If you feel that your life has been blighted by a local authority's failure to protect you during your childhood, you should consult a lawyer straight away. In a case on point, a young man who should have been removed from his mother's care and placed for adoption as a baby won the right to compensation.
A local authority had been concerned about the behaviour of the man's mother even before his birth. He exhibited behavioural problems as he grew up and a strategy meeting and a child protection conference were held. He was not, however, placed on the child protection register. Only when he was seven years old did the council obtain a care order on the basis that he was suffering, or was likely to suffer, significant harm in his mother's care.
After proceedings were launched on his behalf, the council swiftly admitted liability on the basis that it had breached the duty it owed him as a vulnerable child. It also conceded that, but for that breach, he would have been taken from his mother's care and placed for adoption in the first month of his life.
Seven years after those formal admissions were made, however, the council sought judicial permission to withdraw them. It asserted that a recent sea change in the law, arising from a Supreme Court ruling, had rendered the man's claim untenable. Following two hearings, permission was refused by a judge.
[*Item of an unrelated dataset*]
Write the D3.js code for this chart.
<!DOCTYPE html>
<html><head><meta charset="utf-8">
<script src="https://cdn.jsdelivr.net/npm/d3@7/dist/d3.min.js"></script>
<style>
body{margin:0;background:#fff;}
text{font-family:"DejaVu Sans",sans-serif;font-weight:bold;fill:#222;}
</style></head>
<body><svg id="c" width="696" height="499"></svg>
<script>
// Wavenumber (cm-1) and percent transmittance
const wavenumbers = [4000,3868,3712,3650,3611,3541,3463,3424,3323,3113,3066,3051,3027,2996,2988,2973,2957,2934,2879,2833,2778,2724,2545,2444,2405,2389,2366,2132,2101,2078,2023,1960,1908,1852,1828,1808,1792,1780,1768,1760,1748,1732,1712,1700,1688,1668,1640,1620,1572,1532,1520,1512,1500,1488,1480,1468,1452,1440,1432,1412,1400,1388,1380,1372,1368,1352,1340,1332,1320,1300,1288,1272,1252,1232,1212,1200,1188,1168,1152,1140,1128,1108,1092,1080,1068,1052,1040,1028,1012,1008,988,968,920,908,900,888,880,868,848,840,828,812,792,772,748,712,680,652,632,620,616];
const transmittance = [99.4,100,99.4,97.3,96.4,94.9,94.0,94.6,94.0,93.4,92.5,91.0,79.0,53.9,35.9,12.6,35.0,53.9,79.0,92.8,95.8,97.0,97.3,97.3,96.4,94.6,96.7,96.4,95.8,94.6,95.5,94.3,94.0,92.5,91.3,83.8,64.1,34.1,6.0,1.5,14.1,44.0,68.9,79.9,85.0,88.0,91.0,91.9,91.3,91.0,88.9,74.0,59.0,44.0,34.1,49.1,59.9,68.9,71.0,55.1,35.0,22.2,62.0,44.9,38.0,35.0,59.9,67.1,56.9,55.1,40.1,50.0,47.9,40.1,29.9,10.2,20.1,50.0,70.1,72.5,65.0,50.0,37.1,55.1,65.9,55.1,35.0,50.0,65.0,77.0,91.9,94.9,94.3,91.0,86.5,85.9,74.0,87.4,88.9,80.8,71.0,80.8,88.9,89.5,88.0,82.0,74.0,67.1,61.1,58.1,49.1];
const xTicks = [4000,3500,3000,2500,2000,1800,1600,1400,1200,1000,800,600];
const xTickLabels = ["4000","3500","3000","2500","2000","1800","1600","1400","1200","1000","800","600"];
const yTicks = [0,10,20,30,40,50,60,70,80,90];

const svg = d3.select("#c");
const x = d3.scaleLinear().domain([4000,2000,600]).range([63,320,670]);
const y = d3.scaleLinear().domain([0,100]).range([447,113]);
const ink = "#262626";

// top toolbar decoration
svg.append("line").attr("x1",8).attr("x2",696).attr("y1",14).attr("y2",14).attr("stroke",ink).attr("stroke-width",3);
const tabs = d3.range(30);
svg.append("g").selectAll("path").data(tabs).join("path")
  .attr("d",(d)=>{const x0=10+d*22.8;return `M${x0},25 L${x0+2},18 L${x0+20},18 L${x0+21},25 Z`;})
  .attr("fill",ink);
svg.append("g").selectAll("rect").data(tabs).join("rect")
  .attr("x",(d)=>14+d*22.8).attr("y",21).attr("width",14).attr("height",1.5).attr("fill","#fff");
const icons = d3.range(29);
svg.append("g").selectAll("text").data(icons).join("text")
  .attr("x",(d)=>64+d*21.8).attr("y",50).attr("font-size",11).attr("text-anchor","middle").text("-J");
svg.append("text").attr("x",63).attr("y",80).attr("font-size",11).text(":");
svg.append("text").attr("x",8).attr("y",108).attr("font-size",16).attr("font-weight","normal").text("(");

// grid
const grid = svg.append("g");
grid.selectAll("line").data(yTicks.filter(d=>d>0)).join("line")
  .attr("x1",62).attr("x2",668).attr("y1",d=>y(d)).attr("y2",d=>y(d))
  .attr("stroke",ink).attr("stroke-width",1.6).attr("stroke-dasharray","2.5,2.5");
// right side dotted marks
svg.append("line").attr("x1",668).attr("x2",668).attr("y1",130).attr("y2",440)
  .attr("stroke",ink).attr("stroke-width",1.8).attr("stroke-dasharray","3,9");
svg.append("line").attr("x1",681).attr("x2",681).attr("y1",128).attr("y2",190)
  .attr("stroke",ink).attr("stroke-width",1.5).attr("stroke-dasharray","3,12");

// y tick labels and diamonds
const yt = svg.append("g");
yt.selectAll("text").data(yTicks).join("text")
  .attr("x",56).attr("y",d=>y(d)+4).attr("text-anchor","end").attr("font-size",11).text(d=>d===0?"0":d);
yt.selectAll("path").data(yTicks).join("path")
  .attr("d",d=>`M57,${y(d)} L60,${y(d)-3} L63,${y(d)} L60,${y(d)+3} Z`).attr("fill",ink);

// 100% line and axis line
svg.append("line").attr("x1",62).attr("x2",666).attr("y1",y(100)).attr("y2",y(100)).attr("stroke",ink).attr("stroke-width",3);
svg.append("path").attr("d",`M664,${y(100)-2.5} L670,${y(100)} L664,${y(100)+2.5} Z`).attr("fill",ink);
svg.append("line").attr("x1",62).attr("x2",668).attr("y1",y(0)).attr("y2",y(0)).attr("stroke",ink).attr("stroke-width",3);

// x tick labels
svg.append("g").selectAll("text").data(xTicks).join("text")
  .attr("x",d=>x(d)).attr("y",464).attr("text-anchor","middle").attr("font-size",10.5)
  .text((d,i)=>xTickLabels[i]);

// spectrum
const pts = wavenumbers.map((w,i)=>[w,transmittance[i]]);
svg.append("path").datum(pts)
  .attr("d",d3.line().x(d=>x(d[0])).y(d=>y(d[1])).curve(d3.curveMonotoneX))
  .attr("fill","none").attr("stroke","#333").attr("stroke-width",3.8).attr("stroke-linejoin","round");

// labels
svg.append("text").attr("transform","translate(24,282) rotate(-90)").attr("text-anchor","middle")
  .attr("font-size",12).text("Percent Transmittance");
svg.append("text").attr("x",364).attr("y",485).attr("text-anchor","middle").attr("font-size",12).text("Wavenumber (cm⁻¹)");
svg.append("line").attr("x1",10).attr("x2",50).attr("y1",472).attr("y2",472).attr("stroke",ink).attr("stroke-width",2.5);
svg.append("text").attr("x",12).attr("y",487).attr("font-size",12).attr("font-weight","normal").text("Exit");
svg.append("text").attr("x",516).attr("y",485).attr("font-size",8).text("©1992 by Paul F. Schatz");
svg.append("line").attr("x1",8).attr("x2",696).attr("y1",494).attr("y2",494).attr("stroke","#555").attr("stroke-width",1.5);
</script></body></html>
Dismissing the council's challenge to that ruling, the Court of Appeal found that it would not be just, fair or appropriate to permit it to go back on admissions that were made so long ago. Such a course would cause obvious prejudice to the man whose lawyers had for years proceeded on a non-adversarial basis on the assumption that the council had irrevocably conceded liability. The Court's ruling meant that the man would in due course receive appropriate compensation.